At first, I shared this idea with a small circle of elites. To say that members of the government and parliament were surprised is an understatement. My announcement was met with smiles, and perhaps even laughter behind my back. Knowing that I don’t make idle remarks, many took the idea of relocation as a bad joke. In one of my speeches at the end of 1993, I cautiously suggested moving the capital from Almaty to another city, testing the waters. Many in the audience likely thought I had misspoken or was tired from intense work… In early 1994, I repeated the idea, but again it was taken as an inappropriate joke. People laughed and assumed it would be forgotten.

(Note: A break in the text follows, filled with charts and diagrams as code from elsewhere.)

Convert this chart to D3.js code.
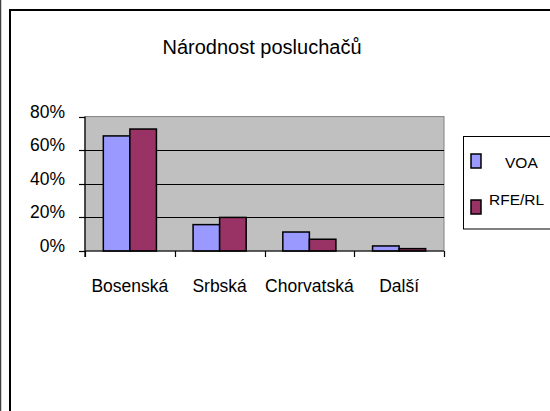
<!DOCTYPE html>
<html>
<head>
<meta charset="utf-8">
<script src="https://cdn.jsdelivr.net/npm/d3@7"></script>
<style>
  html, body { margin: 0; padding: 0; background: #fff; }
  svg { display: block; font-family: "Liberation Sans", Arial, sans-serif; }
</style>
</head>
<body>
<svg id="chart" width="550" height="411"></svg>
<script>
const title = "Národnost posluchačů";
const categories = ["Bosenská", "Srbská", "Chorvatská", "Další"];
const seriesNames = ["VOA", "RFE/RL"];
const voaValues = [0.685, 0.157, 0.113, 0.03];
const rfeValues = [0.726, 0.20, 0.07, 0.014];
const yTicks = [0, 0.2, 0.4, 0.6, 0.8];
const colors = ["#9999FF", "#993366"];

const svg = d3.select("#chart");

// outer frame
svg.append("line").attr("x1", 0.5).attr("x2", 0.5).attr("y1", 0).attr("y2", 411)
  .attr("stroke", "#404040").attr("stroke-width", 1.5);
svg.append("rect").attr("x", 10).attr("y", 10).attr("width", 560).attr("height", 420)
  .attr("fill", "#fff").attr("stroke", "#000").attr("stroke-width", 2);

// title
svg.append("text").attr("x", 262).attr("y", 54).attr("text-anchor", "middle")
  .attr("font-size", 20).attr("fill", "#000").text(title);

const plot = { left: 85, right: 444, top: 116.6, bottom: 251 };

const x0 = d3.scaleBand().domain(categories).range([plot.left, plot.right]).padding(0);
const x1 = d3.scaleBand().domain(seriesNames).range([0, x0.bandwidth()]).paddingInner(0).paddingOuter(0.69);
const y = d3.scaleLinear().domain([0, 0.8]).range([plot.bottom, plot.top]);

// plot area
svg.append("rect").attr("x", plot.left).attr("y", plot.top)
  .attr("width", plot.right - plot.left).attr("height", plot.bottom - plot.top)
  .attr("fill", "#C0C0C0").attr("stroke", "#808080").attr("stroke-width", 1);

// gridlines
svg.append("g").selectAll("line").data(yTicks.filter(d => d > 0 && d < 0.8)).join("line")
  .attr("x1", plot.left).attr("x2", plot.right)
  .attr("y1", d => Math.round(y(d)) + 0.5).attr("y2", d => Math.round(y(d)) + 0.5)
  .attr("stroke", "#000").attr("stroke-width", 1);

// bars
const series = [voaValues, rfeValues];
const groups = svg.append("g").selectAll("g").data(categories).join("g")
  .attr("transform", d => `translate(${x0(d)},0)`);
groups.selectAll("rect").data((c, i) => seriesNames.map((s, j) => ({ s, j, v: series[j][i] })))
  .join("rect")
  .attr("x", d => x1(d.s)).attr("width", x1.bandwidth())
  .attr("y", d => y(d.v)).attr("height", d => y(0) - y(d.v))
  .attr("fill", d => colors[d.j]).attr("stroke", "#000").attr("stroke-width", 1.5);

// y axis
const yAxis = svg.append("g").attr("transform", `translate(${plot.left},0)`);
yAxis.append("line").attr("x1", 0).attr("x2", 0).attr("y1", plot.top).attr("y2", plot.bottom + 6)
  .attr("stroke", "#000").attr("stroke-width", 1.2);
yAxis.selectAll("line.tick").data(yTicks).join("line").attr("class", "tick")
  .attr("x1", -6).attr("x2", 0).attr("y1", d => Math.round(y(d)) + 0.5).attr("y2", d => Math.round(y(d)) + 0.5)
  .attr("stroke", "#000").attr("stroke-width", 1.2);
yAxis.selectAll("text").data(yTicks).join("text")
  .attr("x", -20).attr("y", d => y(d) + 1).attr("text-anchor", "end")
  .attr("font-size", 17.5).attr("fill", "#000").text(d3.format(".0%"));

// x axis
const xAxis = svg.append("g");
xAxis.append("line").attr("x1", plot.left).attr("x2", plot.right).attr("y1", plot.bottom).attr("y2", plot.bottom)
  .attr("stroke", "#000").attr("stroke-width", 1.2);
const boundaries = categories.map(c => x0(c)).concat([x0(categories[categories.length - 1]) + x0.bandwidth()]);
xAxis.selectAll("line.tick").data(boundaries).join("line").attr("class", "tick")
  .attr("x1", d => Math.round(d) + 0.5).attr("x2", d => Math.round(d) + 0.5)
  .attr("y1", plot.bottom).attr("y2", plot.bottom + 6)
  .attr("stroke", "#000").attr("stroke-width", 1.2);
xAxis.selectAll("text").data(categories).join("text")
  .attr("x", d => x0(d) + x0.bandwidth() / 2).attr("y", 292)
  .attr("text-anchor", "middle").attr("font-size", 17.5).attr("fill", "#000").text(d => d);

// legend
const legend = svg.append("g");
legend.append("rect").attr("x", 463.5).attr("y", 136.5).attr("width", 100).attr("height", 92.5)
  .attr("fill", "#fff").attr("stroke", "#000").attr("stroke-width", 1);
const legendRows = [
  { sw: 154, tx: 505, ty: 168 },
  { sw: 200, tx: 489, ty: 205 }
];
legend.selectAll("rect.sw").data(seriesNames).join("rect").attr("class", "sw")
  .attr("x", 471).attr("y", (d, i) => legendRows[i].sw).attr("width", 10).attr("height", 14)
  .attr("fill", (d, i) => colors[i]).attr("stroke", "#000").attr("stroke-width", 1.5);
legend.selectAll("text").data(seriesNames).join("text")
  .attr("x", (d, i) => legendRows[i].tx).attr("y", (d, i) => legendRows[i].ty)
  .attr("font-size", 15.5).attr("fill", "#000").text(d => d);
</script>
</body>
</html>
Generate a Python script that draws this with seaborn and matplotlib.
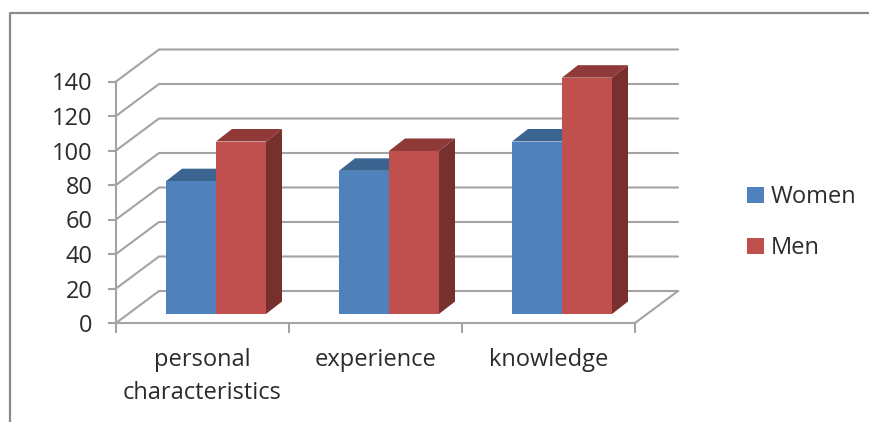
import matplotlib
matplotlib.use("Agg")
import matplotlib.pyplot as plt
from matplotlib.lines import Line2D
import pandas as pd
import seaborn as sns

categories = ["personal\ncharacteristics", "experience", "knowledge"]
women = [77, 83, 100]
men = [100, 94.5, 137]
series_names = ["Women", "Men"]
y_ticks = [0, 20, 40, 60, 80, 100, 120, 140]

W, H = 869, 422
FRONT_COL = {"Women": "#4F81BD", "Men": "#C0504D"}
TOP_COL = {"Women": "#3C6491", "Men": "#8F3A38"}
SIDE_COL = {"Women": "#2F4F75", "Men": "#78302E"}
GRID = "#a3a3a3"
TXT = "#2b2b2b"

sns.set_theme(style="white")
plt.rcParams["font.family"] = ["Open Sans", "DejaVu Sans"]
FS = 17

df = pd.DataFrame({
    "category": categories * 2,
    "value": women + men,
    "series": ["Women"] * 3 + ["Men"] * 3,
})

fig = plt.figure(figsize=(W / 100, H / 100), dpi=100, facecolor="white")
ax = fig.add_axes([116 / W, (H - 323) / H, 519 / W, 241.5 / H])

sns.barplot(data=df, x="category", y="value", hue="series", hue_order=series_names,
            palette=FRONT_COL, width=100 / 173, gap=0, saturation=1, errorbar=None,
            ax=ax, linewidth=0, legend=True)

ax.set_xlim(-0.5, 2.5)
ax.set_ylim(0, 140)
ux = 1 / 173            # data units per pixel, x
uy = 140 / 241.5        # data units per pixel, y

# walls and floor of the 3D box
wall_dx, wall_dy = 43 * ux, 32 * uy
x0, x1 = ax.get_xlim()
for v in y_ticks:
    ax.plot([x0, x0 + wall_dx, x1 + wall_dx], [v, v + wall_dy, v + wall_dy],
            color=GRID, lw=1.5, clip_on=False, zorder=1, solid_joinstyle="miter")
ax.plot([x1, x1 + wall_dx], [0, wall_dy], color=GRID, lw=1.5, clip_on=False, zorder=1)

# bars: move fronts to mid-depth, add top and side faces
base_dx, base_dy = 13.5 * ux, 9 * uy
bar_dx, bar_dy = 16 * ux, 12.5 * uy
for z, (name, container) in enumerate(zip(series_names, ax.containers)):
    for patch in container:
        patch.set_x(patch.get_x() + base_dx)
        patch.set_y(base_dy)
        patch.set_clip_on(False)
        patch.set_zorder(3 + z)
        l, r = patch.get_x(), patch.get_x() + patch.get_width()
        b, t = base_dy, base_dy + patch.get_height()
        ax.fill([l, l + bar_dx, r + bar_dx, r], [t, t + bar_dy, t + bar_dy, t],
                color=TOP_COL[name], lw=0, clip_on=False, zorder=2 + z)
        ax.fill([r, r + bar_dx, r + bar_dx, r], [b, b + bar_dy, t + bar_dy, t],
                color=SIDE_COL[name], lw=0, clip_on=False, zorder=2 + z)

# axes and ticks
for s in ["top", "right"]:
    ax.spines[s].set_visible(False)
for s in ["left", "bottom"]:
    ax.spines[s].set_color(GRID)
    ax.spines[s].set_linewidth(1.5)
    ax.spines[s].set_zorder(1.5)
ax.patch.set_alpha(0)
ax.set_xlabel("")
ax.set_ylabel("")
ax.set_yticks(y_ticks)
ax.set_xticks(range(3), categories)
ax.set_xticks([-0.5, 0.5, 1.5, 2.5], minor=True)
ax.tick_params(axis="y", length=6, width=1.5, color=GRID, pad=11, labelsize=FS, labelcolor=TXT, left=True)
ax.tick_params(axis="x", which="major", length=0, pad=18, labelsize=FS, labelcolor=TXT)
ax.tick_params(axis="x", which="minor", length=7, width=1.5, color=GRID, bottom=True)
for lab in ax.get_xticklabels():
    lab.set_linespacing(1.5)

# legend
handles, labels = ax.get_legend_handles_labels()
ax.legend(handles, labels, loc="upper left", frameon=False, fontsize=FS,
          bbox_to_anchor=(738 / W, (H - 176) / H), bbox_transform=fig.transFigure,
          handlelength=0.68, handleheight=0.68, handletextpad=0.3, labelspacing=1.13,
          labelcolor=TXT, borderpad=0.4, borderaxespad=0)

# outer frame
frame = dict(color="#8a8a8a", lw=1.6, transform=fig.transFigure)
fig.add_artist(Line2D([9.5 / W, 9.5 / W, 1], [0, (H - 12.5) / H, (H - 12.5) / H], **frame))

fig.savefig("out.png", dpi=100)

On July 6, 1994, Nazarbayev formally proposed the capital relocation to the Supreme Council of Kazakhstan. The president argued that while relocation costs would be significant, they represented an investment in the country’s future. The debate in parliament lasted all day, with opinions divided. Some deputies supported the president’s view, others argued that changing the capital was inappropriate during an economic crisis when people’s wages were delayed, and a third group supported the idea but suggested postponing it. Supreme Council Chairman Abish Kekilbayev described the debate as follows:

The usual hum in the hall quickly subsided as they prepared to listen. President Nazarbayev himself made the announcement. There was complete silence; everyone was listening intently. The president was thoroughly prepared. He answered the barrage of questions clearly and in-depth. Some questions were sarcastic and probing, with many searching for a hidden agenda. Some suspected geopolitical motives, while others attributed the proposal to daily concerns or political ambitions. The president patiently responded to all the sharp questions, explaining the matter in scrupulous detail. Even seasoned politicians seemed uneasy, noticeably nervous. Many could not fathom leaving the green beauty of Almaty and the majestic Alatau mountains for a shabby, soot-covered town in the steppe with its fierce blizzards and freezing winters. I won’t hide it—I, too, was more inclined to agree with them.

In the end, the proposal to relocate the capital was put to a vote and passed by the Supreme Council on July 6, 1994, with a narrow majority. July 6 is now celebrated in Kazakhstan as Capital City Day.

On September 15, 1995, Nazarbayev issued a decree with the force of law On the Capital of the Republic of Kazakhstan, establishing a State Commission to coordinate the relocation of higher and central government bodies to Akmola, headed by Nikolai Makeyevskiy. The government of Kazakhstan was tasked with creating an off-budget New Capital fund to attract investments for the development of Akmola and preparing proposals for tax, customs, and other incentives for investors participating in the city’s construction and infrastructure development.

On October 20, 1997, the president issued a decree declaring Akmola as the capital of Kazakhstan, effective December 10, 1997.

On May 6, 1998, the capital was renamed Astana. The international presentation of Astana as the new capital took place on June 10, 1998.